* EXERCISE PROMPT
Make an exact copy of all the entries, but do not reproduce the pictures.

[Start of EXERCISE DATA]

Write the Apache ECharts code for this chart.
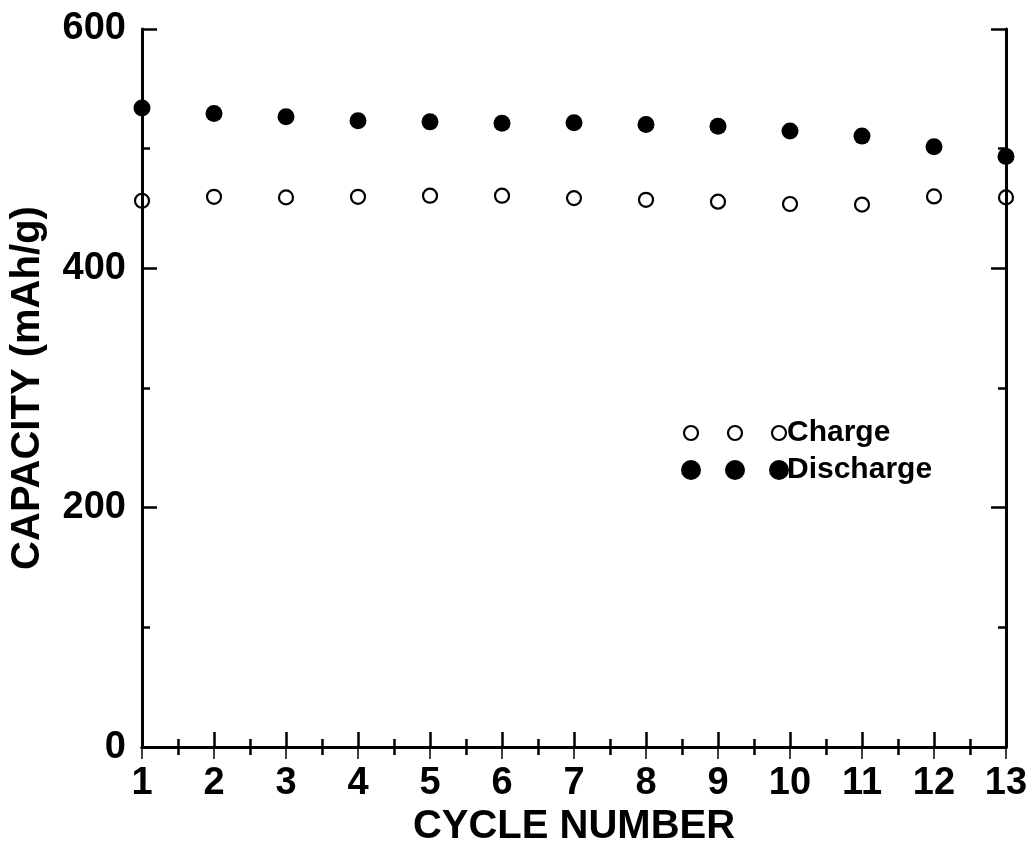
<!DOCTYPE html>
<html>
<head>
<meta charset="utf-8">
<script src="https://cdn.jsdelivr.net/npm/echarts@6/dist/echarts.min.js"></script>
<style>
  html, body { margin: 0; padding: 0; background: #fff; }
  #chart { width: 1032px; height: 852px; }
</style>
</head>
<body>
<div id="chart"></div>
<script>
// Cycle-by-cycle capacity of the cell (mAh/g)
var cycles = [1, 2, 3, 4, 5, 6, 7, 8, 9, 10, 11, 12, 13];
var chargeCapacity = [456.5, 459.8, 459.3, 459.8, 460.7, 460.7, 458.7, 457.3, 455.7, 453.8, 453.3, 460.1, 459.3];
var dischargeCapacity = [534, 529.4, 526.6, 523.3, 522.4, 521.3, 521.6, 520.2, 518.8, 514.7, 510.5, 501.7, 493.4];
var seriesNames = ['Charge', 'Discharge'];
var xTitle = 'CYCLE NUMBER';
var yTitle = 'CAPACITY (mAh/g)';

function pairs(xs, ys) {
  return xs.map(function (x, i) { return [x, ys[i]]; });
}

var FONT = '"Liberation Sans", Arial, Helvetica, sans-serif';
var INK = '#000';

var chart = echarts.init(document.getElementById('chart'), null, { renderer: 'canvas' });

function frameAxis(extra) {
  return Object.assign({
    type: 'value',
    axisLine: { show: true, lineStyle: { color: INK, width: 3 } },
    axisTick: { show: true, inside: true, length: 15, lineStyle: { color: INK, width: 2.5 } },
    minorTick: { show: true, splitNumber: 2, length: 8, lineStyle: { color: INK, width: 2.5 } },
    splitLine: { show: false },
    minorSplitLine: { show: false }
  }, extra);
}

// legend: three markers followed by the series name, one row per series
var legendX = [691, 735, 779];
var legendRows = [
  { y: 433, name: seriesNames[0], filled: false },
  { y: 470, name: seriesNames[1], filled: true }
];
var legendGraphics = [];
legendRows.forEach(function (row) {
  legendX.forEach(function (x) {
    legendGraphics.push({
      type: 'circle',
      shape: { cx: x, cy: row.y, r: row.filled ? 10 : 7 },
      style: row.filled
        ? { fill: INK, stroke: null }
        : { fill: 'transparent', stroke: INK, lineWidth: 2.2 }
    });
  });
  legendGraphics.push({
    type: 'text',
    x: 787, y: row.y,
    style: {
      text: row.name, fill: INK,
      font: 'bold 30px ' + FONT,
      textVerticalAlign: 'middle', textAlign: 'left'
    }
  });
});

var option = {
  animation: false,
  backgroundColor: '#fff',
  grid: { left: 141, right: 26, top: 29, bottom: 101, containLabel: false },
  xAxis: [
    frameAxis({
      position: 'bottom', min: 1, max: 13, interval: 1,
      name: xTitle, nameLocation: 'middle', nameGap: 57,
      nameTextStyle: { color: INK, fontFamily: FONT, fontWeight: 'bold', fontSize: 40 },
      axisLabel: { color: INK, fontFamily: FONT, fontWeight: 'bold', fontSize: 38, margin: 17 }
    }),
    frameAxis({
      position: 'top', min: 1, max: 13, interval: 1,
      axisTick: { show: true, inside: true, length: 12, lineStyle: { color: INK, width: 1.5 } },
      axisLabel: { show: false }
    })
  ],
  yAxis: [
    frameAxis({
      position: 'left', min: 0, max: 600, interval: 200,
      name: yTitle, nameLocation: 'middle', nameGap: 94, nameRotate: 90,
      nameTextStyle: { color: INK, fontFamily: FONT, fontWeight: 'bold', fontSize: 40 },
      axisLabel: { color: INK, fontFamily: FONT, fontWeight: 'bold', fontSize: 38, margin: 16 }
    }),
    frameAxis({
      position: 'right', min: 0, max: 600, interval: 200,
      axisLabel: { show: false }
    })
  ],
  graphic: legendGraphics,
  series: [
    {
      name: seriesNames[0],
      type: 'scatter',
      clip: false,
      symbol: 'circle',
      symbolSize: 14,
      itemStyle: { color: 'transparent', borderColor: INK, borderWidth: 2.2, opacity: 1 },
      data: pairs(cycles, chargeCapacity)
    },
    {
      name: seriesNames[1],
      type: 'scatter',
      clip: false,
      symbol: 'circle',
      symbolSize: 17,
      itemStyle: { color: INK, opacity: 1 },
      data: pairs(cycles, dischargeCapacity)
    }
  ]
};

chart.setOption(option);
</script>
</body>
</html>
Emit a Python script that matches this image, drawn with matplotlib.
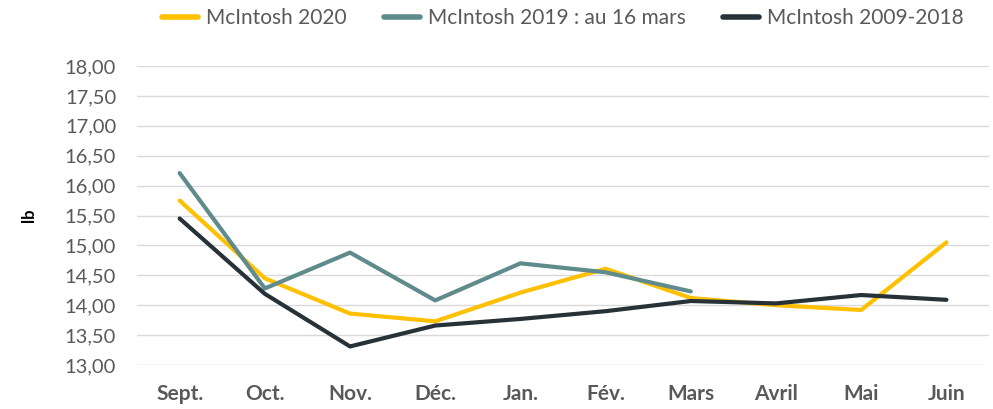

[End of EXERCISE DATA]

* THE ANSWER
Write the Apache ECharts code for this chart.
<!DOCTYPE html>
<html>
<head>
<meta charset="utf-8">
<script src="https://cdn.jsdelivr.net/npm/echarts@6/dist/echarts.min.js"></script>
<style>
  html, body { margin: 0; padding: 0; background: #fff; }
  #chart { width: 1032px; height: 852px; }
</style>
</head>
<body>
<div id="chart"></div>
<script>
// Cycle-by-cycle capacity of the cell (mAh/g)
var cycles = [1, 2, 3, 4, 5, 6, 7, 8, 9, 10, 11, 12, 13];
var chargeCapacity = [456.5, 459.8, 459.3, 459.8, 460.7, 460.7, 458.7, 457.3, 455.7, 453.8, 453.3, 460.1, 459.3];
var dischargeCapacity = [534, 529.4, 526.6, 523.3, 522.4, 521.3, 521.6, 520.2, 518.8, 514.7, 510.5, 501.7, 493.4];
var seriesNames = ['Charge', 'Discharge'];
var xTitle = 'CYCLE NUMBER';
var yTitle = 'CAPACITY (mAh/g)';

function pairs(xs, ys) {
  return xs.map(function (x, i) { return [x, ys[i]]; });
}

var FONT = '"Liberation Sans", Arial, Helvetica, sans-serif';
var INK = '#000';

var chart = echarts.init(document.getElementById('chart'), null, { renderer: 'canvas' });

function frameAxis(extra) {
  return Object.assign({
    type: 'value',
    axisLine: { show: true, lineStyle: { color: INK, width: 3 } },
    axisTick: { show: true, inside: true, length: 15, lineStyle: { color: INK, width: 2.5 } },
    minorTick: { show: true, splitNumber: 2, length: 8, lineStyle: { color: INK, width: 2.5 } },
    splitLine: { show: false },
    minorSplitLine: { show: false }
  }, extra);
}

// legend: three markers followed by the series name, one row per series
var legendX = [691, 735, 779];
var legendRows = [
  { y: 433, name: seriesNames[0], filled: false },
  { y: 470, name: seriesNames[1], filled: true }
];
var legendGraphics = [];
legendRows.forEach(function (row) {
  legendX.forEach(function (x) {
    legendGraphics.push({
      type: 'circle',
      shape: { cx: x, cy: row.y, r: row.filled ? 10 : 7 },
      style: row.filled
        ? { fill: INK, stroke: null }
        : { fill: 'transparent', stroke: INK, lineWidth: 2.2 }
    });
  });
  legendGraphics.push({
    type: 'text',
    x: 787, y: row.y,
    style: {
      text: row.name, fill: INK,
      font: 'bold 30px ' + FONT,
      textVerticalAlign: 'middle', textAlign: 'left'
    }
  });
});

var option = {
  animation: false,
  backgroundColor: '#fff',
  grid: { left: 141, right: 26, top: 29, bottom: 101, containLabel: false },
  xAxis: [
    frameAxis({
      position: 'bottom', min: 1, max: 13, interval: 1,
      name: xTitle, nameLocation: 'middle', nameGap: 57,
      nameTextStyle: { color: INK, fontFamily: FONT, fontWeight: 'bold', fontSize: 40 },
      axisLabel: { color: INK, fontFamily: FONT, fontWeight: 'bold', fontSize: 38, margin: 17 }
    }),
    frameAxis({
      position: 'top', min: 1, max: 13, interval: 1,
      axisTick: { show: true, inside: true, length: 12, lineStyle: { color: INK, width: 1.5 } },
      axisLabel: { show: false }
    })
  ],
  yAxis: [
    frameAxis({
      position: 'left', min: 0, max: 600, interval: 200,
      name: yTitle, nameLocation: 'middle', nameGap: 94, nameRotate: 90,
      nameTextStyle: { color: INK, fontFamily: FONT, fontWeight: 'bold', fontSize: 40 },
      axisLabel: { color: INK, fontFamily: FONT, fontWeight: 'bold', fontSize: 38, margin: 16 }
    }),
    frameAxis({
      position: 'right', min: 0, max: 600, interval: 200,
      axisLabel: { show: false }
    })
  ],
  graphic: legendGraphics,
  series: [
    {
      name: seriesNames[0],
      type: 'scatter',
      clip: false,
      symbol: 'circle',
      symbolSize: 14,
      itemStyle: { color: 'transparent', borderColor: INK, borderWidth: 2.2, opacity: 1 },
      data: pairs(cycles, chargeCapacity)
    },
    {
      name: seriesNames[1],
      type: 'scatter',
      clip: false,
      symbol: 'circle',
      symbolSize: 17,
      itemStyle: { color: INK, opacity: 1 },
      data: pairs(cycles, dischargeCapacity)
    }
  ]
};

chart.setOption(option);
</script>
</body>
</html>
Emit a Python script that matches this image, drawn with matplotlib.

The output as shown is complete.